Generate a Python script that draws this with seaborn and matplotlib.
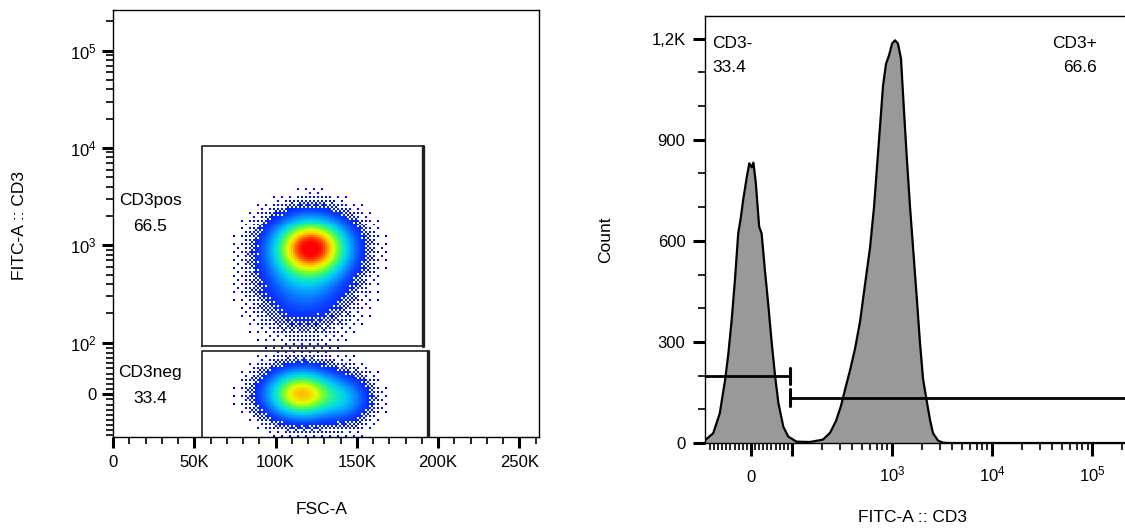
import numpy as np
import matplotlib
matplotlib.use("Agg")
import matplotlib.pyplot as plt
from matplotlib.colors import LinearSegmentedColormap, PowerNorm
from matplotlib.ticker import FixedLocator, FixedFormatter, NullFormatter
import seaborn as sns

# ---------------- data ----------------
# FSC-A vs FITC-A :: CD3 cell populations (centre, spread, share of events)
pop_fsc = [122000, 118000, 116000, 143000]
pop_cd3 = [950, 420, 0, -10]
pop_fsc_sd = [14500, 17000, 13500, 10000]
pop_cd3_sd = [0.19, 0.28, 0.155, 0.15]      # spread in display decades
pop_share = [0.47, 0.18, 0.29, 0.06]

# rectangular gates on the dot plot: (FSC lo, FSC hi, CD3 lo, CD3 hi)
gate_names = ["CD3pos", "CD3neg"]
gate_pct = ["66.5", "33.4"]
gate_fsc = [(55000, 190500), (55000, 194000)]
gate_cd3 = [(93, 10570), (-400, 83)]

# CD3 histogram
hist_fitc = [-112, -92, -76, -63, -55, -47, -39, -31, -25, -19, -10, -4, 2, 6, 12,
             20, 26, 34, 42, 50, 59, 67, 79, 91, 111, 151, 204, 240, 275, 309,
             347, 380, 427, 479, 537, 603, 661, 708, 759, 813, 871, 933, 1000, 1072,
             1148, 1230, 1303, 1396, 1514, 1641, 1778, 1905, 2042, 2213, 2399,
             2570, 2884, 3236, 3715, 262144]
hist_count = [8, 29, 88, 187, 266, 365, 484, 622, 666, 721, 790, 830, 818, 832, 770,
              642, 622, 513, 414, 305, 197, 118, 48, 19, 4, 3, 10, 30, 65, 110,
              170, 215, 280, 360, 470, 580, 700, 820, 940, 1060, 1125, 1150, 1185, 1195,
              1185, 1140, 1010, 860, 700, 560, 420, 296, 190, 128, 68,
              29, 7, 1, 0, 0]

# histogram range gates: (lo, hi, drawn at count), label, percent
hgate_names = ["CD3-", "CD3+"]
hgate_pct = ["33.4", "66.6"]
hgate_range = [(-300, 95), (95, 400000)]
hgate_level = [199, 134]

# tick labels
fsc_ticks = [0, 50000, 100000, 150000, 200000, 250000]
fsc_labels = ["0", "50K", "100K", "150K", "200K", "250K"]
log_ticks = [0, 100, 1000, 10000, 100000]
log_labels = ["0", r"$\mathregular{10^{2}}$", r"$\mathregular{10^{3}}$",
              r"$\mathregular{10^{4}}$", r"$\mathregular{10^{5}}$"]
count_ticks = [0, 300, 600, 900, 1200]
count_labels = ["0", "300", "600", "900", "1,2K"]

# ---------------- style ----------------
sns.set_style("ticks")
plt.rcParams["font.family"] = ["Liberation Sans", "DejaVu Sans"]
plt.rcParams["mathtext.fontset"] = "custom"
plt.rcParams["mathtext.rm"] = "Liberation Sans"
for key in ("text.color", "axes.labelcolor", "xtick.color", "ytick.color"):
    plt.rcParams[key] = "black"
TICK_FS = 12
LABEL_FS = 12.5
GATE_FS = 12.5

fig = plt.figure(figsize=(11.25, 5.29), dpi=100)
W, H = 1125, 529
ax1 = fig.add_axes([113 / W, 1 - 437 / H, 426 / W, 427 / H])
ax2 = fig.add_axes([705 / W, 1 - 443 / H, 429 / W, 427.3 / H])

for ax in (ax1, ax2):
    for s in ax.spines.values():
        s.set_color("black")
        s.set_linewidth(1.0)
    ax.spines["top"].set_visible(True)
    ax.spines["right"].set_visible(True)


def log_minor(lo, hi):
    vals = [v for v in range(-90, 100, 10) if v != 0]
    for dec in (100, 1000, 10000, 100000):
        vals += [m * dec for m in range(2, 10)]
    return [v for v in vals if lo < v < hi]


# ---------------- dot plot (pseudocolor density) ----------------
ax1.set_yscale("symlog", linthresh=100, linscale=0.477)
ax1.set_xlim(0, 262144)
ax1.set_ylim(-83, 262144)

ty = ax1.yaxis.get_transform()
decade = float(np.diff(ty.transform(np.array([1000.0, 10000.0])))[0])
t_lo, t_hi = ty.transform(np.array([-83.0, 262144.0]))
nx, ny = 213, 214
x_edges = np.linspace(0, 262144, nx + 1)
t_edges = np.linspace(t_lo, t_hi, ny + 1)
y_edges = ty.inverted().transform(t_edges)
xc = 0.5 * (x_edges[:-1] + x_edges[1:])
tc = 0.5 * (t_edges[:-1] + t_edges[1:])
X, T = np.meshgrid(xc, tc)

dens = np.zeros_like(X)
for fsc, cd3, sx, sy, w in zip(pop_fsc, pop_cd3, pop_fsc_sd, pop_cd3_sd, pop_share):
    t0 = ty.transform(np.array([float(cd3)]))[0]
    sy_t = sy * decade
    dens += w / (sx * sy) * np.exp(-0.5 * ((X - fsc) / sx) ** 2 - 0.5 * ((T - t0) / sy_t) ** 2)
dens /= dens.max()

# ordered dithering for the sparse outer events
bayer = (np.array([[0, 8, 2, 10], [12, 4, 14, 6], [3, 11, 1, 9], [15, 7, 13, 5]]) + 0.5) / 16
tile = np.tile(bayer, (ny // 4 + 1, nx // 4 + 1))[:ny, :nx]
lo, hi = 0.002, 0.10
visible = dens > lo + (hi - lo) * tile
dens_masked = np.ma.masked_where(~visible, dens)

pseudo = LinearSegmentedColormap.from_list(
    "pseudo",
    ["#0000ff", "#0a3cff", "#0a8cff", "#00d2f0", "#20f0a0", "#70ff30",
     "#e6ff00", "#ffc000", "#ff5000", "#ff0000"])
ax1.pcolormesh(x_edges, y_edges, dens_masked, cmap=pseudo,
               norm=PowerNorm(gamma=1.0, vmin=0.0, vmax=0.95), shading="flat",
               rasterized=True, zorder=1)

for (x0, x1), (y0, y1) in zip(gate_fsc, gate_cd3):
    ax1.plot([x0, x0, x1, x1, x0], [y0, y1, y1, y0, y0], color="#202020", lw=1.2,
             zorder=3, clip_on=True)
    ax1.plot([x1, x1], [y0, y1], color="#202020", lw=2.4, zorder=3)

gate_text_y = [(0.555, 0.494), (0.150, 0.091)]
for name, pct, (ya, yb) in zip(gate_names, gate_pct, gate_text_y):
    ax1.text(0.087, ya, name, transform=ax1.transAxes, ha="center", va="center",
             fontsize=GATE_FS)
    ax1.text(0.087, yb, pct, transform=ax1.transAxes, ha="center", va="center",
             fontsize=GATE_FS)

ax1.xaxis.set_major_locator(FixedLocator(fsc_ticks))
ax1.xaxis.set_major_formatter(FixedFormatter(fsc_labels))
ax1.xaxis.set_minor_locator(FixedLocator([v for v in range(10000, 262144, 10000)
                                          if v % 50000]))
ax1.yaxis.set_major_locator(FixedLocator(log_ticks))
ax1.yaxis.set_major_formatter(FixedFormatter(log_labels))
ax1.yaxis.set_minor_locator(FixedLocator(log_minor(-83, 262144)))
ax1.yaxis.set_minor_formatter(NullFormatter())
ax1.tick_params(axis="both", which="major", length=8, width=2.2, color="black",
                labelsize=TICK_FS)
ax1.tick_params(axis="both", which="minor", length=5, width=1.2, color="black")
ax1.tick_params(axis="x", which="major", pad=5)
ax1.tick_params(axis="y", which="major", pad=4)
ax1.set_xlabel("")
ax1.set_ylabel("")

# ---------------- histogram ----------------
ax2.set_xscale("symlog", linthresh=100, linscale=0.369)
ax2.set_xlim(-112, 262144)
ax2.set_ylim(0, 1268)
ax2.fill_between(hist_fitc, hist_count, 0, color="#999999", lw=0, zorder=1)
sns.lineplot(x=hist_fitc, y=hist_count, ax=ax2, color="black", lw=1.6,
             sort=False, estimator=None, zorder=2)

bar_half = 25
for (x0, x1), lvl, end in zip(hgate_range, hgate_level, ["right", "left"]):
    ax2.plot([x0, x1], [lvl, lvl], color="black", lw=2.0, zorder=3)
    xb = x1 if end == "right" else x0
    ax2.plot([xb, xb], [lvl - bar_half, lvl + bar_half], color="black", lw=2.2, zorder=3)

ax2.text(0.017, 0.936, hgate_names[0], transform=ax2.transAxes, ha="left",
         va="center", fontsize=GATE_FS)
ax2.text(0.017, 0.878, hgate_pct[0], transform=ax2.transAxes, ha="left",
         va="center", fontsize=GATE_FS)
ax2.text(0.914, 0.936, hgate_names[1], transform=ax2.transAxes, ha="right",
         va="center", fontsize=GATE_FS)
ax2.text(0.914, 0.878, hgate_pct[1], transform=ax2.transAxes, ha="right",
         va="center", fontsize=GATE_FS)

ax2.xaxis.set_major_locator(FixedLocator(log_ticks))
ax2.xaxis.set_major_formatter(FixedFormatter(["0", ""] + log_labels[2:]))
ax2.xaxis.set_minor_locator(FixedLocator(log_minor(-112, 262144) + [-100]))
ax2.xaxis.set_minor_formatter(NullFormatter())
ax2.yaxis.set_major_locator(FixedLocator(count_ticks))
ax2.yaxis.set_major_formatter(FixedFormatter(count_labels))
ax2.yaxis.set_minor_locator(FixedLocator([100, 200, 400, 500, 700, 800, 1000, 1100]))
ax2.tick_params(axis="both", which="major", length=9, width=2.2, color="black",
                labelsize=TICK_FS)
ax2.tick_params(axis="both", which="minor", length=5, width=1.2, color="black")
ax2.tick_params(axis="x", which="major", pad=19)
ax2.tick_params(axis="y", which="major", pad=5)
plt.setp(ax2.get_xticklabels(), va="baseline")
ax2.set_xlabel("")
ax2.set_ylabel("")

# ---------------- axis titles ----------------
fig.text(20 / W, 1 - 225 / H, "FITC-A :: CD3", rotation=90, ha="center",
         va="center", fontsize=LABEL_FS)
fig.text(322 / W, 1 - 510 / H, "FSC-A", ha="center", va="center", fontsize=LABEL_FS)
fig.text(606 / W, 1 - 240 / H, "Count", rotation=90, ha="center", va="center",
         fontsize=LABEL_FS)
fig.text(912 / W, 1 - 518 / H, "FITC-A :: CD3", ha="center", va="center",
         fontsize=LABEL_FS)

fig.savefig("out.png", dpi=100)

* TO BE DONE *
Repeat the lines of the listing above verbatim, beginning at its first line and ending at the line containing "hgate_level = [199, 134]", which is included. Omit pictures.

* EXPECTED ANSWER *
Generate a Python script that draws this with seaborn and matplotlib.
import numpy as np
import matplotlib
matplotlib.use("Agg")
import matplotlib.pyplot as plt
from matplotlib.colors import LinearSegmentedColormap, PowerNorm
from matplotlib.ticker import FixedLocator, FixedFormatter, NullFormatter
import seaborn as sns

# ---------------- data ----------------
# FSC-A vs FITC-A :: CD3 cell populations (centre, spread, share of events)
pop_fsc = [122000, 118000, 116000, 143000]
pop_cd3 = [950, 420, 0, -10]
pop_fsc_sd = [14500, 17000, 13500, 10000]
pop_cd3_sd = [0.19, 0.28, 0.155, 0.15]      # spread in display decades
pop_share = [0.47, 0.18, 0.29, 0.06]

# rectangular gates on the dot plot: (FSC lo, FSC hi, CD3 lo, CD3 hi)
gate_names = ["CD3pos", "CD3neg"]
gate_pct = ["66.5", "33.4"]
gate_fsc = [(55000, 190500), (55000, 194000)]
gate_cd3 = [(93, 10570), (-400, 83)]

# CD3 histogram
hist_fitc = [-112, -92, -76, -63, -55, -47, -39, -31, -25, -19, -10, -4, 2, 6, 12,
             20, 26, 34, 42, 50, 59, 67, 79, 91, 111, 151, 204, 240, 275, 309,
             347, 380, 427, 479, 537, 603, 661, 708, 759, 813, 871, 933, 1000, 1072,
             1148, 1230, 1303, 1396, 1514, 1641, 1778, 1905, 2042, 2213, 2399,
             2570, 2884, 3236, 3715, 262144]
hist_count = [8, 29, 88, 187, 266, 365, 484, 622, 666, 721, 790, 830, 818, 832, 770,
              642, 622, 513, 414, 305, 197, 118, 48, 19, 4, 3, 10, 30, 65, 110,
              170, 215, 280, 360, 470, 580, 700, 820, 940, 1060, 1125, 1150, 1185, 1195,
              1185, 1140, 1010, 860, 700, 560, 420, 296, 190, 128, 68,
              29, 7, 1, 0, 0]

# histogram range gates: (lo, hi, drawn at count), label, percent
hgate_names = ["CD3-", "CD3+"]
hgate_pct = ["33.4", "66.6"]
hgate_range = [(-300, 95), (95, 400000)]
hgate_level = [199, 134]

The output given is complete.